In his address, His Excellency Ambassador Sherif Kamel, Ambassador of the Arab Republic of Egypt to the United Kingdom, said:
“It is a special privilege to be with you all this evening, to join you and share with you the 10th official commemoration of the Coptic Orthodox Feast of Nayrouz, in Westminster. New beginnings are always associated with hope and aspiration but the new Coptic Year which we are celebrating this evening is also a symbol of great sacrifices and exceptional resilience. It is an occasion for all of us to reflect on the importance of Freedom of Religion or Belief and to appreciate what many of us have achieved towards upholding and protecting this basic foundation of humanity, and to renew our commitment to ensuring the universality of this right.”

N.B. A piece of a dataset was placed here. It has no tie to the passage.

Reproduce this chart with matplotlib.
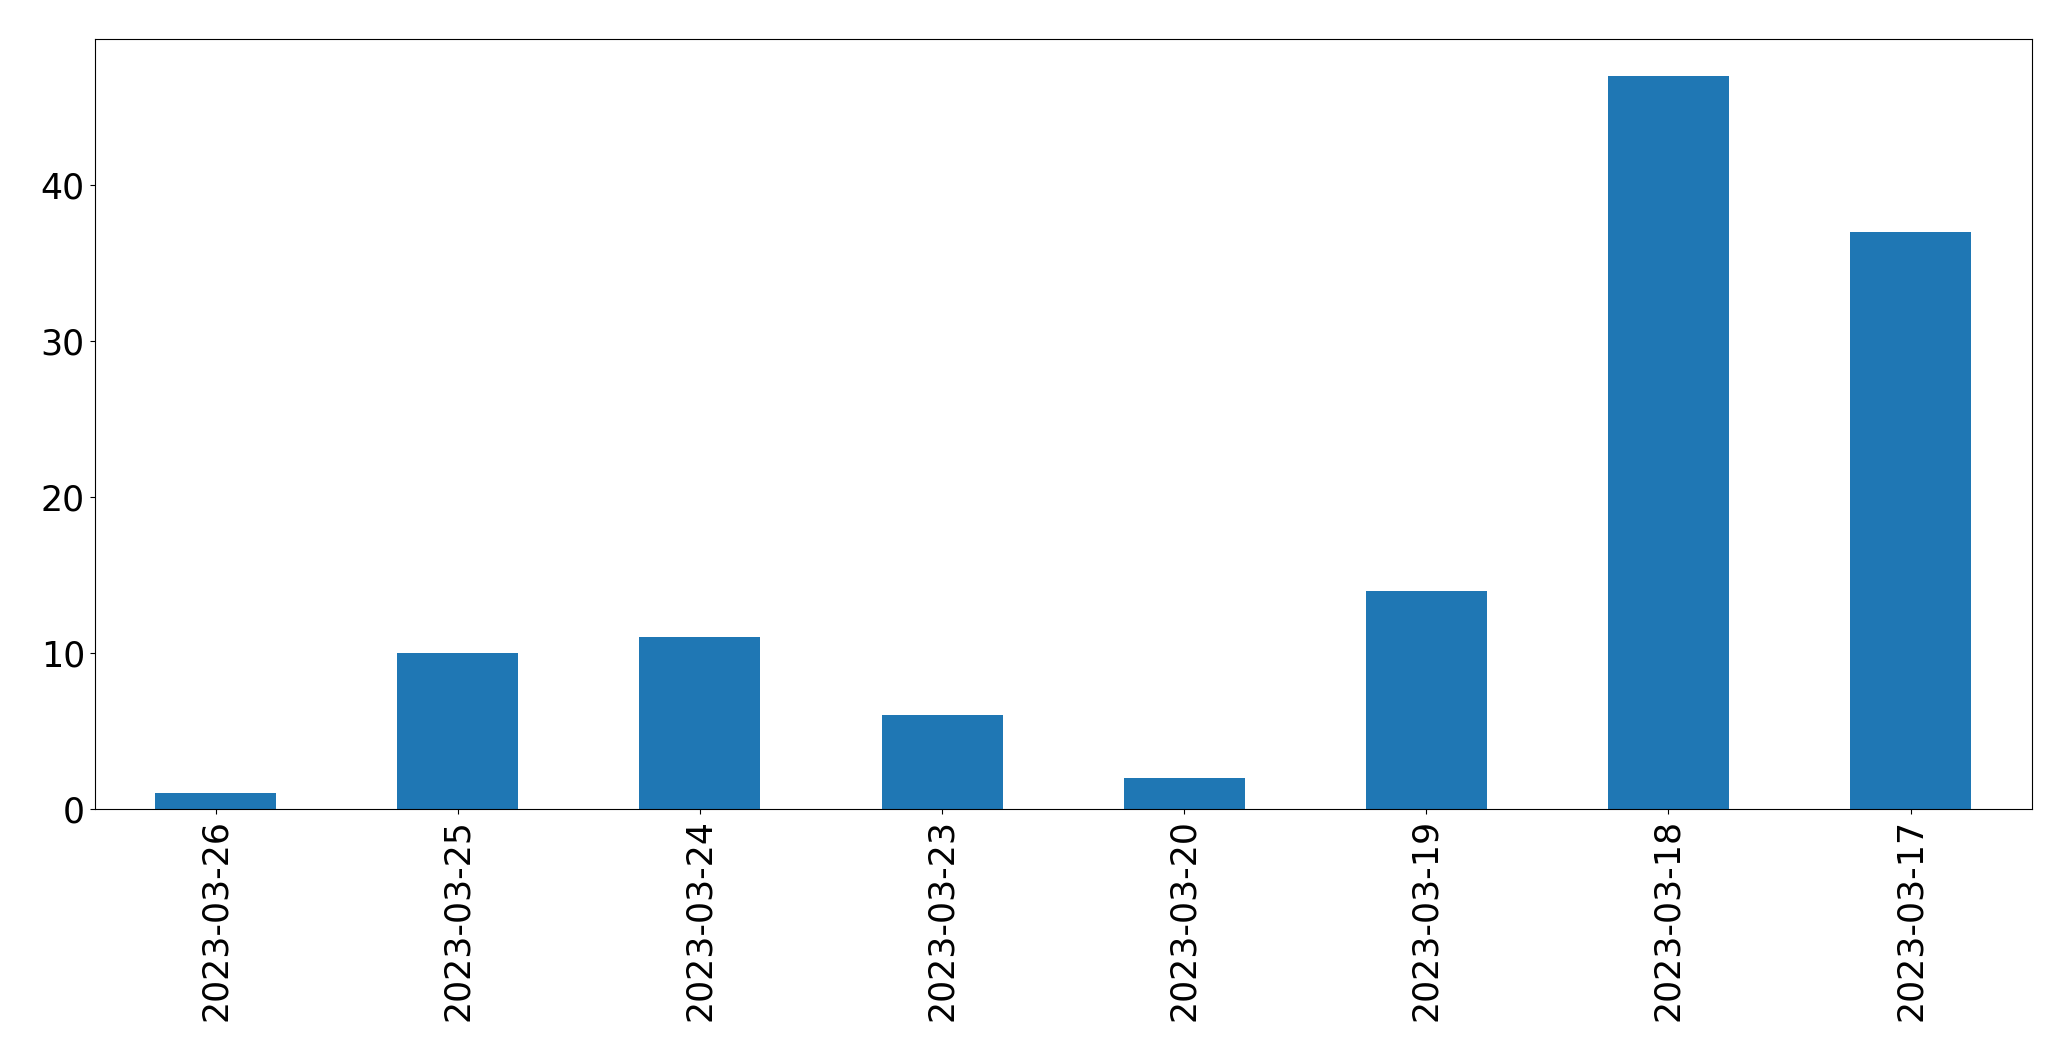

“The fact that we are all gathered here tonight, with our different faiths, beliefs, and religions, celebrating the Coptic Orthodox New Year in Westminster Abbey, in the United Kingdom, is an example of the similarities that bond us and bring us together in all our diversified convictions. I pray that the New Coptic Year brings love and peace to all Coptic Christians in Egypt and all around the world and to all people, whatever their religion or belief may be. May Almighty God bless us all in the New Year.”
Dr Ewelina Ochab, Deputy Director of Refcemi, spoke of the unity required to combat violations of Freedom of Religion or Belief, and said:
“The very unity in purpose we have witnessed following the passing of our beloved Queen is what we need to turn the tide on religious persecution. We need this unity to make a difference to the lives of those persecuted, and this unity in purpose is urgently needed. Every conference I speak at, I give very concerning updates that, as I see it, persecution based on religion or belief is increasing.”
Speaking of the work of Refcemi, she continued:
“During the UK Ministerial on Freedom of Religion or Belief, Refcemi, the Coptic Orthodox Office for Advocacy and Public Policy, hosted, co-hosted and contributed to several sessions accommodating dialogue on crucial issues pertaining to Freedom of Religion or Belief. Together with His Grace Bishop Philip Mounstephen, Bishop of Truro, Archbishop Angaelos co-hosted a Prayer breakfast, bringing together representatives of many religions and beliefs to reflect on the work that needs to be done. This needs to happen more often, in more places, close and far from home, to facilitate a real change in the lives of those targeted.”
“We may not be able to recreate the unity in grief following the passing of our beloved Queen Elizabeth II but we need to unite in combatting the persecution of those targeted. As Archbishop Angaelos says, ‘there is no monopoly in suffering,’ and so we must unite to alleviate the suffering of others irrespective of our religion or belief, our background, or age.”
For Coptic Orthodox Christians, ‘Nayrouz,’ or ‘New Year’, presents an ongoing paradox, through which new beginnings and life is celebrated, while remembering those who have paid, and countless others who continue to pay, the ultimate price for their Faith. The service in Westminster also gives rise to highlighting the plight of people around the world who suffer injustice and persecution on account of their faith or belief.